By Patricia Lara Salive
El Espectador, Sunday, January 16, 2020
https://www.elespectador.com/opinion/demasiadas-manzanas-podridas-columna-900066
(Translated by Eunice Gibson, CSN Volunteer Translator)
There are so many rotten apples that it’s starting to look as if the rotten part may be a good portion of the Colombian Army, an institution that is so very important for this country.
As was noted in an editorial in El Espectador, referring to the revelations in Semana magazine, “members of the Colombian Army have lied to this country, have illegally intercepted the communications of justices, politicians and journalists, have used tricks to cover their tracks when they were investigated by control agencies, and have made threats to keep from being exposed.”
And the editorial added more discoveries by Semana: they have listened in on the person responsible for the Supreme Court of Justice investigation of Senator Álvaro Uribe; they have passed information obtained illegally on to a member of the governing party; they have made profits using government money; they have murdered ex-combatants like Dimar Torres; they have issued directives that could lead to the return of the false positives which, thanks to the story in The New York Times, they had to retract; they have offered money and carried out lie detector tests trying to locate the apples that aren’t rotten and so talked to the press about the horrifying deals for permits to carry weapons; they have diverted gasoline for their own use, etc. etc. etc. And what has happened? In many cases, as established by La Silla Vacia (The Empty Chair) web site, some of those responsible have been promoted by President Duque.
But these things still keep happening: on Saturday, an hour before Duque was to arrive in Bojayá, Colonel Darío Fernando Cardona, Commander of the Titán Joint Task Force, sent social leader Leyner Palacios, who has complained that there is connivance in Atrato between certain of the military and members of the Gaitanista Self-Defense Forces of Colombia (AGC), a petition in which he demanded, among other things, that Leyner give him the names of the members of the Armed Forces who had done the conniving and the place where those illegal acts had occurred. And he added that Leyner should identify the communities that, in his view, are confined by the presence of illegal groups in the area.
To file this petition, the Colonel invokes the Constitution, where it says that “every person has the right to present respectful petitions to the authorities”. But how could he do that? What that provision means is that the one who could file a petition would be Leyner, to ask the Colonel why his unit is ineffective in the fight against the AGC. Not to ask Leyner.
Colonel Cardona’s petition is illegal and intimidating, because in the future it will make the people afraid to make complaints. And it is worrisome because he seems to feel very officious and yet supported by his superiors.
What will Duque do with the ineffective Colonel that intimidated a social leader that way, a leader he particularly wants to protect? And what is he going to do about the other soldiers implicated in the crimes uncovered by Semana?

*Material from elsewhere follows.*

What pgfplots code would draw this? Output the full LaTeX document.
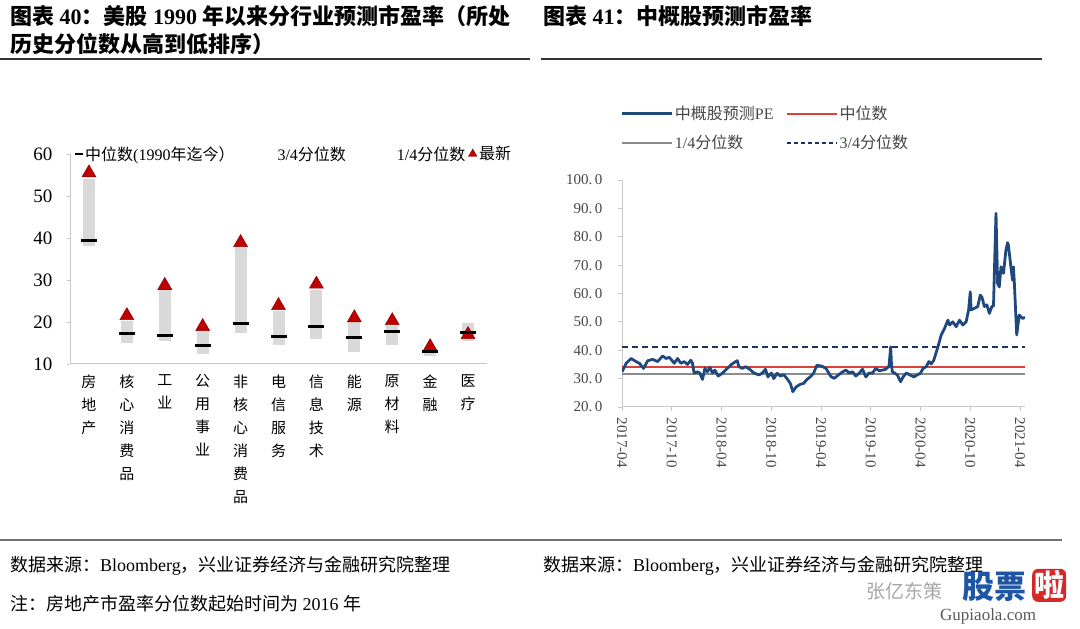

To save his beloved patient, a good doctor will cut out his cancer right away, without leaving one single bad cell inside him. The President can’t wait for the authorities to take years to sentence the guilty ones. At the least indication of corruption or criminality, Duque has to fire the suspects. Because if they feel that he supports them, or if the President pays no attention to the seriousness of what happened, and doesn’t carry out the delicate surgery required, the cancer will metastasize, and his beloved Army and country will collapse.